## Begin Source data

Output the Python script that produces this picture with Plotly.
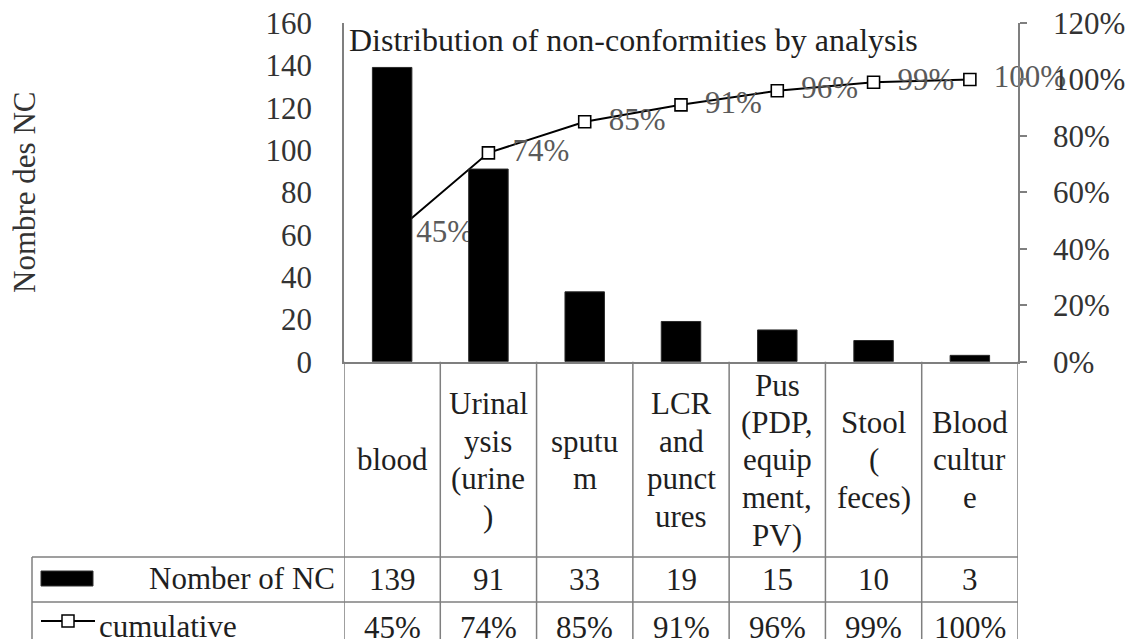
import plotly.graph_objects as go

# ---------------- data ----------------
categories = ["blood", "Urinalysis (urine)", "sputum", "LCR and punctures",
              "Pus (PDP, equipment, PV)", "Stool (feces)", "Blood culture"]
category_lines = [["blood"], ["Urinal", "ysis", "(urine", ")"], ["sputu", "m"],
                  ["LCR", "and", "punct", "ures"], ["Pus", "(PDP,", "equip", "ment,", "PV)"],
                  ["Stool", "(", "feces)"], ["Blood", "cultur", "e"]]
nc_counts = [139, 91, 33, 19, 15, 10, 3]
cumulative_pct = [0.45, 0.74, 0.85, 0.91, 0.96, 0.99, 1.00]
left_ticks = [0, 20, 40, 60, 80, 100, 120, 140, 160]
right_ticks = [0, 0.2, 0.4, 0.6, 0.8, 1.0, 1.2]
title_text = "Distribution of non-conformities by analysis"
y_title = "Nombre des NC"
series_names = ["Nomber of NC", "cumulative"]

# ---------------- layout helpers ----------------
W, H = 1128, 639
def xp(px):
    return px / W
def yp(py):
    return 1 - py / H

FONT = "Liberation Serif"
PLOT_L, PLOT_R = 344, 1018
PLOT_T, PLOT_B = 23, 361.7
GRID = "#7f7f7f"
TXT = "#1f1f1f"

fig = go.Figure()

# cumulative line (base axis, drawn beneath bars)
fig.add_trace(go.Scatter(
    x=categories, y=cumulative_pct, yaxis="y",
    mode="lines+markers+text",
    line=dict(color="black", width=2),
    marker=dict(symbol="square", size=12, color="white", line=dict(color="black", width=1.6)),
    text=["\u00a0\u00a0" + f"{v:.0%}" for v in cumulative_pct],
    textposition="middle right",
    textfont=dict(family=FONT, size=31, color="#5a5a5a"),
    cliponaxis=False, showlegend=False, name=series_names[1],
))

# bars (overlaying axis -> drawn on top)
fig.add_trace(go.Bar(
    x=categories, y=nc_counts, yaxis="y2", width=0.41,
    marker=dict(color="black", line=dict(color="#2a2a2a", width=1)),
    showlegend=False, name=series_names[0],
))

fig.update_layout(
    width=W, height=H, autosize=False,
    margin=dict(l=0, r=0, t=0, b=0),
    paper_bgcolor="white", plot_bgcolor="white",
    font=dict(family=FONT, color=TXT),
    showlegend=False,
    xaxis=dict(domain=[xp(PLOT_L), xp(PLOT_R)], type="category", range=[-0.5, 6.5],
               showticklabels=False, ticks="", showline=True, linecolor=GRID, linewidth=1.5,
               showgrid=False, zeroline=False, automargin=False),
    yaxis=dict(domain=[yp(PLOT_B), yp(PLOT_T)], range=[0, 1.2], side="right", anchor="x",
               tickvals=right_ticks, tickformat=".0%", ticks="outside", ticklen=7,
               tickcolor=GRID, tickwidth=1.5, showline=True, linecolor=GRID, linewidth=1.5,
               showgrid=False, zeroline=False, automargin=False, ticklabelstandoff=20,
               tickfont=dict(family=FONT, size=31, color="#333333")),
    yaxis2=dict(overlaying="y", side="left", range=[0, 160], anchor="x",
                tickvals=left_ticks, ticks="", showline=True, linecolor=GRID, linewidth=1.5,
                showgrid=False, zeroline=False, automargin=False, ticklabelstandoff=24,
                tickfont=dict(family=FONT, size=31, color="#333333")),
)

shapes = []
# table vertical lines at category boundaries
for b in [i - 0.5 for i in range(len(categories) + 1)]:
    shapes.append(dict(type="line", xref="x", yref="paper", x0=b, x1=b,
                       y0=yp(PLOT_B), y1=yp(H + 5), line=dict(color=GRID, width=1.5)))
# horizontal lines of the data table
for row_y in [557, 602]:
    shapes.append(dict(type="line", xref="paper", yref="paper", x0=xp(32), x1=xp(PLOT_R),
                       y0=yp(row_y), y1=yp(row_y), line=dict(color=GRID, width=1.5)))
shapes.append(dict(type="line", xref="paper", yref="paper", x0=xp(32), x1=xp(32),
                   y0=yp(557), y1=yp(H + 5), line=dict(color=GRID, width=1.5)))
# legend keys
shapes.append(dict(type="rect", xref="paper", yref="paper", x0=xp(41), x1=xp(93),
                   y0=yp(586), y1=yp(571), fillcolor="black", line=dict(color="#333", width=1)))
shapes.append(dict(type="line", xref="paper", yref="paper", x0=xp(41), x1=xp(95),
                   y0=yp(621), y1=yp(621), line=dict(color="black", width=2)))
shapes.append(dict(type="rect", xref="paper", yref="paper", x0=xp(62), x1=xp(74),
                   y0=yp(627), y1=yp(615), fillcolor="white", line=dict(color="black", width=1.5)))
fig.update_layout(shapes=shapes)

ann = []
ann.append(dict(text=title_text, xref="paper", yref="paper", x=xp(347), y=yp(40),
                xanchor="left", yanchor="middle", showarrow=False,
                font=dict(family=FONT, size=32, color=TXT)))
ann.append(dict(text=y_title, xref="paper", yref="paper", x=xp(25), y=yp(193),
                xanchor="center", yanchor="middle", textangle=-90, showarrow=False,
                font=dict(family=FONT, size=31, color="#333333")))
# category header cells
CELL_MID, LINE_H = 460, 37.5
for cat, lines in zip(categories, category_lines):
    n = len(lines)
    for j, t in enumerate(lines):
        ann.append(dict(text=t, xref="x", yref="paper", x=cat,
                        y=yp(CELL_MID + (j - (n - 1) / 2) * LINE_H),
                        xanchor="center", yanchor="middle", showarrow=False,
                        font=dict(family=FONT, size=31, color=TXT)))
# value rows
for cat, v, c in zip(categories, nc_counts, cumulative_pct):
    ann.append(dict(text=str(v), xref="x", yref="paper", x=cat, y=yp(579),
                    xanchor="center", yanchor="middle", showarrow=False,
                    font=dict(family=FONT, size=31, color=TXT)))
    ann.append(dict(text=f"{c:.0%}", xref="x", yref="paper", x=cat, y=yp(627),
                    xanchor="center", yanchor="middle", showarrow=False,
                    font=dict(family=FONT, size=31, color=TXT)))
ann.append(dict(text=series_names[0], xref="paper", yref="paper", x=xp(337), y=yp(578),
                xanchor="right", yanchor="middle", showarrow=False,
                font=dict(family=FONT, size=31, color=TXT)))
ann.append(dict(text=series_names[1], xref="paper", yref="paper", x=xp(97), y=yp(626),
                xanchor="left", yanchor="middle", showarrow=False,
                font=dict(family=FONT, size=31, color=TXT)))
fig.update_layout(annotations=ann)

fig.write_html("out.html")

## End Source data

Return exactly what appears from the opening line of the material through the line with "return 1 - py / H", apart from the pictures.

Output the Python script that produces this picture with Plotly.
import plotly.graph_objects as go

# ---------------- data ----------------
categories = ["blood", "Urinalysis (urine)", "sputum", "LCR and punctures",
              "Pus (PDP, equipment, PV)", "Stool (feces)", "Blood culture"]
category_lines = [["blood"], ["Urinal", "ysis", "(urine", ")"], ["sputu", "m"],
                  ["LCR", "and", "punct", "ures"], ["Pus", "(PDP,", "equip", "ment,", "PV)"],
                  ["Stool", "(", "feces)"], ["Blood", "cultur", "e"]]
nc_counts = [139, 91, 33, 19, 15, 10, 3]
cumulative_pct = [0.45, 0.74, 0.85, 0.91, 0.96, 0.99, 1.00]
left_ticks = [0, 20, 40, 60, 80, 100, 120, 140, 160]
right_ticks = [0, 0.2, 0.4, 0.6, 0.8, 1.0, 1.2]
title_text = "Distribution of non-conformities by analysis"
y_title = "Nombre des NC"
series_names = ["Nomber of NC", "cumulative"]

# ---------------- layout helpers ----------------
W, H = 1128, 639
def xp(px):
    return px / W
def yp(py):
    return 1 - py / H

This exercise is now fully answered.